With my limited knowledge on Statistics, I would say that there is not an

*easily measurable*difference, even with 4000 games; I suppose that there is not any kind of bias in this test. If I have to chose, I would bet NO regarding strength difference (other than statistical uncertainties).

**c)**

*Is this a little error margin in the opening book (openings.epd)?*

I do not fully understand the question, but I suspect that this EPD file is very balanced and therefore very trustable. Of course, people with more knowledge than me can answer better to this question.

Other comments:

· The time control is very short from my POV although I have not any problem with it. One lose by non-960 version and no loses by illegal moves... not bad.

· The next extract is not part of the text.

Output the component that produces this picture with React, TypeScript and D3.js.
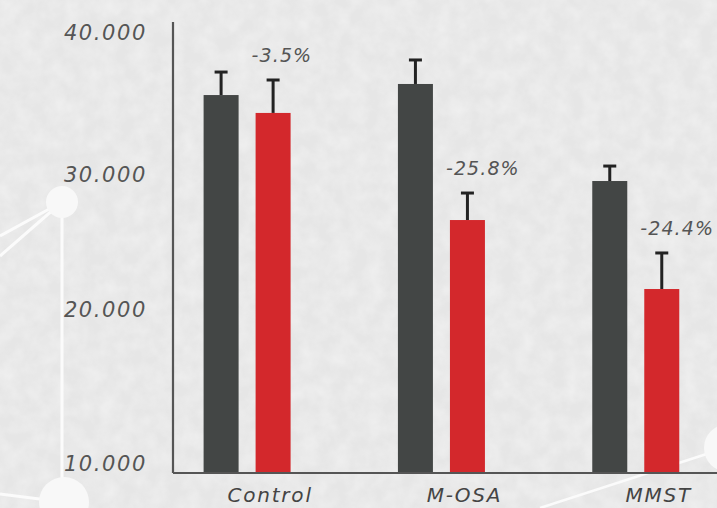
import React from "react";
import * as d3 from "d3";

const categories = ["Control", "M-OSA", "MMST"];
const series = ["baseline", "treated"];
const baselineValues = [35560, 36340, 29480];
const baselineErrors = [1620, 1690, 1080];
const treatedValues = [34300, 26590, 21480];
const treatedErrors = [2320, 2000, 2670];
const changeLabels = ["-3.5%", "-25.8%", "-24.4%"];
const tickValues = [10000, 20000, 30000, 40000];
const tickLabels = ["10.000", "20.000", "30.000", "40.000"];

const W = 717;
const H = 508;
const axisX = 173;
const axisTop = 22;
const baseY = 473;

const colors: Record<string, string> = { baseline: "#434645", treated: "#d3282c" };
const font = "'DejaVu Sans', 'Noto Sans', sans-serif";

export default function App() {
  const y = d3.scaleLinear().domain(tickValues).range([463, 309, 174, 32]);
  const x0 = d3.scaleBand<string>().domain(categories).range([150, 733]).paddingInner(0).paddingOuter(0);
  const x1 = d3.scaleBand<string>().domain(series).range([53.6, 140.6]).paddingInner(0.327).paddingOuter(0);
  const bw = x1.bandwidth();

  const rows = categories.map((c, i) => ({
    cat: c,
    bars: [
      { key: "baseline", v: baselineValues[i], e: baselineErrors[i] },
      { key: "treated", v: treatedValues[i], e: treatedErrors[i] },
    ],
    label: changeLabels[i],
  }));

  return (
    <svg width={W} height={H} style={{ position: "absolute", left: 0, top: 0, display: "block" }}>
      <defs>
        <filter id="tex" x="0" y="0" width="100%" height="100%">
          <feTurbulence type="fractalNoise" baseFrequency="0.06" numOctaves="3" seed="4" result="n" />
          <feColorMatrix type="matrix" values="0 0 0 0 1  0 0 0 0 1  0 0 0 0 1  0 0 0 -1.4 1.0" />
        </filter>
      </defs>
      <rect width={W} height={H} fill="#e6e6e6" />
      <rect width={W} height={H} fill="#fff" filter="url(#tex)" opacity={0.4} />

      {/* decorative network */}
      <g stroke="#fbfbfb" strokeWidth={3} fill="none">
        <line x1={62} y1={202} x2={0} y2={236} />
        <line x1={62} y1={202} x2={0} y2={256} />
        <line x1={62} y1={202} x2={62} y2={495} />
        <line x1={63} y1={502} x2={0} y2={494} />
        <line x1={540} y1={508} x2={725} y2={448} strokeWidth={2.5} />
      </g>
      <g fill="#f8f8f8">
        <circle cx={62} cy={202} r={16} />
        <circle cx={64} cy={502} r={25} />
        <circle cx={728} cy={448} r={24} />
      </g>

      {/* y tick labels */}
      {tickValues.map((t, i) => (
        <text
          key={t}
          x={147}
          y={y(t)}
          dy="0.36em"
          textAnchor="end"
          fontFamily={font}
          fontStyle="italic"
          fontWeight={200}
          fontSize={21}
          letterSpacing={1.6}
          fill="#555"
        >
          {tickLabels[i]}
        </text>
      ))}

      {/* bars */}
      {rows.map((r) => (
        <g key={r.cat} transform={`translate(${x0(r.cat)},0)`}>
          {r.bars.map((b) => {
            const bx = x1(b.key)!;
            const cx = bx + bw / 2;
            const top = y(b.v);
            const et = y(b.v + b.e);
            return (
              <g key={b.key}>
                <line x1={cx} x2={cx} y1={top} y2={et} stroke="#222" strokeWidth={3} />
                <line x1={cx - 6.5} x2={cx + 6.5} y1={et} y2={et} stroke="#222" strokeWidth={3} />
                <rect x={bx} y={top} width={bw} height={baseY - top} fill={colors[b.key]} />
              </g>
            );
          })}
          <text
            x={x1("treated")! - 4}
            y={y(r.bars[1].v + r.bars[1].e) - 18}
            fontFamily={font}
            fontStyle="italic"
            fontWeight={200}
            fontSize={19}
            letterSpacing={1.1}
            fill="#555"
          >
            {r.label}
          </text>
          <text
            x={x1("treated")! + bw / 2 - 3}
            y={502}
            textAnchor="middle"
            fontFamily={font}
            fontStyle="italic"
            fontWeight={200}
            fontSize={20}
            letterSpacing={1.8}
            fill="#444"
          >
            {r.cat}
          </text>
        </g>
      ))}

      {/* axes */}
      <line x1={axisX} x2={axisX} y1={axisTop} y2={baseY} stroke="#555" strokeWidth={2.2} />
      <line x1={axisX} x2={W} y1={baseY} y2={baseY} stroke="#555" strokeWidth={2.2} />
    </svg>
  );
}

· The number of loses by adjudication is very high (more than the half for each engine). I say very high because I usually get 0 loses by adjudication in my few, short and clumsy tests, but I set 'M 777777 cp for 7 moves' instead 'M 1000 cp for 12 moves' (which is the default setting). I do not know if changing this leads to more/less lose adjudications.

· The draw statistics seem very normal from my unexperienced POV. Very logical the split for threefold repetition, insufficient material, the fifty-move rule, stalemate and adjudication (with the condition 'D 150 moves', the default one).

Any comments, corrections... are welcome, as usual.

Regards from Spain.

Ajedrecista.